Au contact des grévistes du printemps étudiant, son narrateur découvre une génération allumée, créative, bien plus engagée que la sienne. L’espoir existe, semble nous dire l’auteur. La jeunesse n’est pas perdue. Et le désir d’inertie de nos sociétés n’est pas une fatalité.

La résistance s’organise dans nos romans, donc. Sur le fond, mais la forme aussi.

Les livres de David Turgeon, par exemple, sont d’élégantes déclarations de guerre à l’ordre. Brandissant un splendide majeur à notre monde « ordinaire » où l’érudition est suspecte, l’auteur emploie une langue riche à craquer, truffée de raretés et d’archaïsmes qui nous transportent dans une sorte de monde parallèle qu’il décrit comme on raconte un rêve. Des villes qui ressemblent aux nôtres, mais pas vraiment non plus. On y parle en s’amusant avec la langue, comme avec un matériau qui enrichit la vie et sert à autre chose qu’à communiquer, mais aussi à donner du sens aux choses.

J’avais adoré son précédent roman, Le continent de plastique. Simone au travail va encore plus loin dans une veine analogue, nous plongeant avec délectation dans un imaginaire foisonnant, traversé de mille digressions qui sont autant d’actes de résistance en cela qu’elles concernent des sujets de réflexion en marge de cette vie banale que décrit Mathieu Bélisle.

Féministe, érotique, politique, artistique, social, intrigant, jouissivement déroutant : Simone au travail est une balade en forêt, menée par un guide un peu fou, qui a choisi de nous perdre en chemin pour nous laisser apprécier le vertige de l’égarement.

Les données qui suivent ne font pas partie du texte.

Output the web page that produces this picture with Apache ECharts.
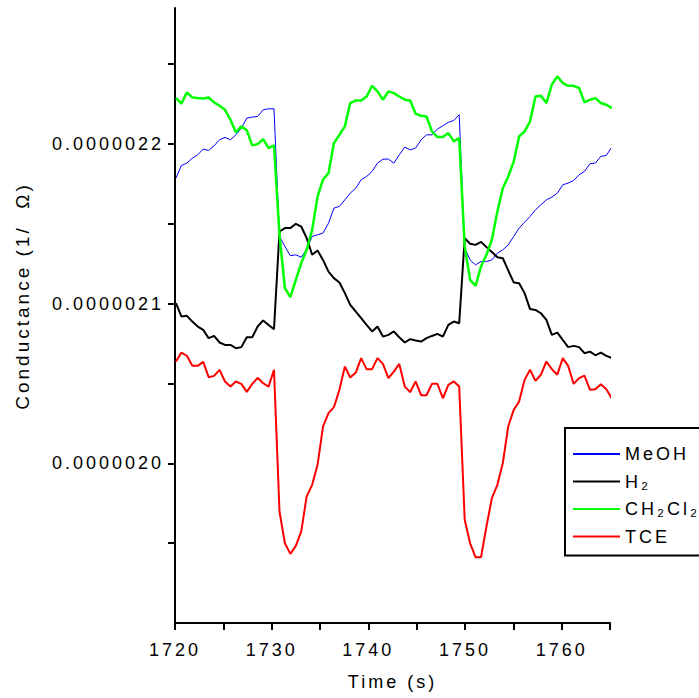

Se perdre. Voilà de quoi ce monde a besoin. Du moins, avant de laisser ses désirs programmés le mener à sa perte.

Nous nous accrochons à la vie ordinaire parce que nous sommes incapables d’imaginer le monde autrement que dans l’éternel recommencement de ce qui pourtant nous rend malheureux. Dépressifs, anxieux, outremangeurs sans plus rien goûter; notre sommeil est hanté par le cauchemar de tout perdre.

À moins qu’il s’agisse d’un fantasme?

C’est dans ce lieu que commence la révolution : le territoire de nos rêves dont les romanciers et les essayistes sont les explorateurs. Ils nous confrontent à nos contradictions, nous forcent à l’empoignade intime entre envies et conscience. Ils nous disent la même chose que ce slogan du printemps 2012 : le combat est avenir.